# Set problem:
Quote the data exactly, first line to the line containing "from matplotlib.ticker import MultipleLocator", with no pictures.

* begin Data section *

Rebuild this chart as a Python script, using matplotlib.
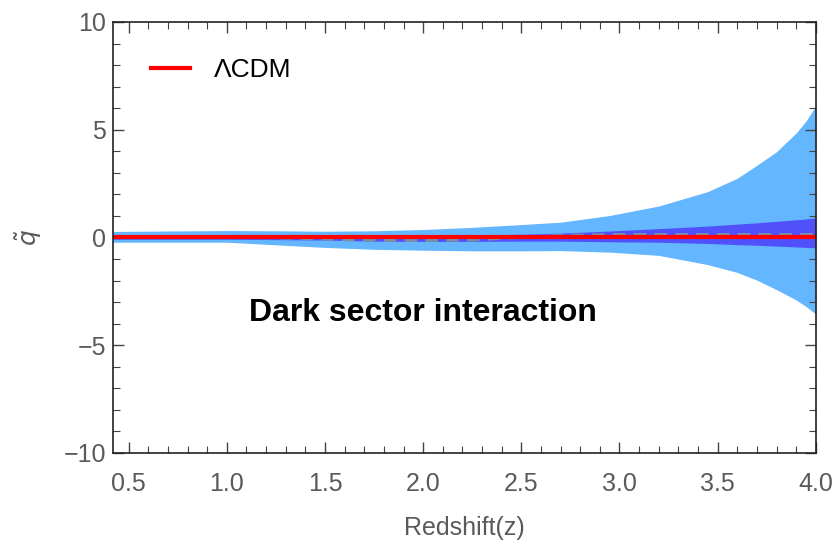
import matplotlib.pyplot as plt
from matplotlib.ticker import MultipleLocator

# reconstruction of q-tilde vs redshift
z = [0.42, 0.7, 1.0, 1.25, 1.5, 1.75, 2.0, 2.25, 2.5, 2.7, 2.95, 3.2, 3.45, 3.6, 3.7, 3.8, 3.9, 3.95, 4.0]
outer_hi = [0.28, 0.30, 0.32, 0.31, 0.29, 0.31, 0.37, 0.47, 0.60, 0.71, 1.02, 1.46, 2.13, 2.75, 3.35, 3.98, 4.85, 5.4, 6.1]
outer_lo = [-0.22, -0.22, -0.22, -0.34, -0.46, -0.55, -0.59, -0.62, -0.62, -0.61, -0.68, -0.83, -1.26, -1.62, -1.98, -2.42, -2.9, -3.2, -3.55]
inner_hi = [0.08, 0.08, 0.08, 0.07, 0.06, 0.07, 0.09, 0.12, 0.15, 0.20, 0.30, 0.41, 0.53, 0.62, 0.68, 0.75, 0.82, 0.86, 0.91]
inner_lo = [-0.08, -0.08, -0.08, -0.10, -0.12, -0.17, -0.18, -0.18, -0.17, -0.17, -0.20, -0.22, -0.28, -0.33, -0.36, -0.40, -0.44, -0.46, -0.48]
mean_q = [0.0, 0.0, 0.0, -0.02, -0.08, -0.13, -0.14, -0.12, 0.0, 0.10, 0.14, 0.14, 0.14, 0.14, 0.14, 0.14, 0.14, 0.14, 0.14]
lcdm_q = [0.0] * len(z)

gray = '#5a5a5a'
plt.rcParams['font.family'] = ['Liberation Sans', 'DejaVu Sans']

fig = plt.figure(figsize=(8.35, 5.44), dpi=100)
ax = fig.add_axes([0.1353, 0.1673, 0.8417, 0.7923])

ax.fill_between(z, outer_lo, outer_hi, color='#64b6ff', lw=0)
ax.fill_between(z, inner_lo, inner_hi, color='#5151fb', lw=0)
ax.plot(z, mean_q, color='#8090a0', lw=2, ls=(0, (4.5, 3)))
ax.plot(z, lcdm_q, color='#ff0000', lw=3, label='ΛCDM')

ax.set_xlim(0.42, 4.0)
ax.set_ylim(-10, 10)
ax.xaxis.set_major_locator(MultipleLocator(0.5))
ax.xaxis.set_minor_locator(MultipleLocator(0.1))
ax.yaxis.set_major_locator(MultipleLocator(5))
ax.yaxis.set_minor_locator(MultipleLocator(1))
ax.xaxis.set_major_formatter(plt.FuncFormatter(lambda v, p: f'{v:.1f}'))
ax.yaxis.set_major_formatter(plt.FuncFormatter(lambda v, p: f'{int(v)}'.replace('-', '\u2212')))

ax.tick_params(which='both', direction='in', top=True, right=True,
               labelsize=18, labelcolor=gray, color='#444444')
ax.tick_params(which='major', length=8, width=1, pad=5)
ax.tick_params(which='minor', length=5, width=0.8)
ax.tick_params(axis='x', which='major', pad=14)
for s in ax.spines.values():
    s.set_color('#222222')
    s.set_linewidth(1.2)

ax.set_xlabel('Redshift(z)', fontsize=18, color=gray, labelpad=14)
ax.set_ylabel(r'$\tilde{q}$', fontsize=18, color=gray, labelpad=14)

ax.text(2.0, -3.5, 'Dark sector interaction', fontsize=23, fontweight='bold',
        ha='center', va='center', color='black')

leg = ax.legend(loc='upper left', bbox_to_anchor=(0.02, 0.972), frameon=False,
                fontsize=19, handlelength=1.5, handletextpad=0.9)

fig.savefig('out.png', dpi=100)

* end Data section *

# Solution to the exercise:
Rebuild this chart as a Python script, using matplotlib.
import matplotlib.pyplot as plt
from matplotlib.ticker import MultipleLocator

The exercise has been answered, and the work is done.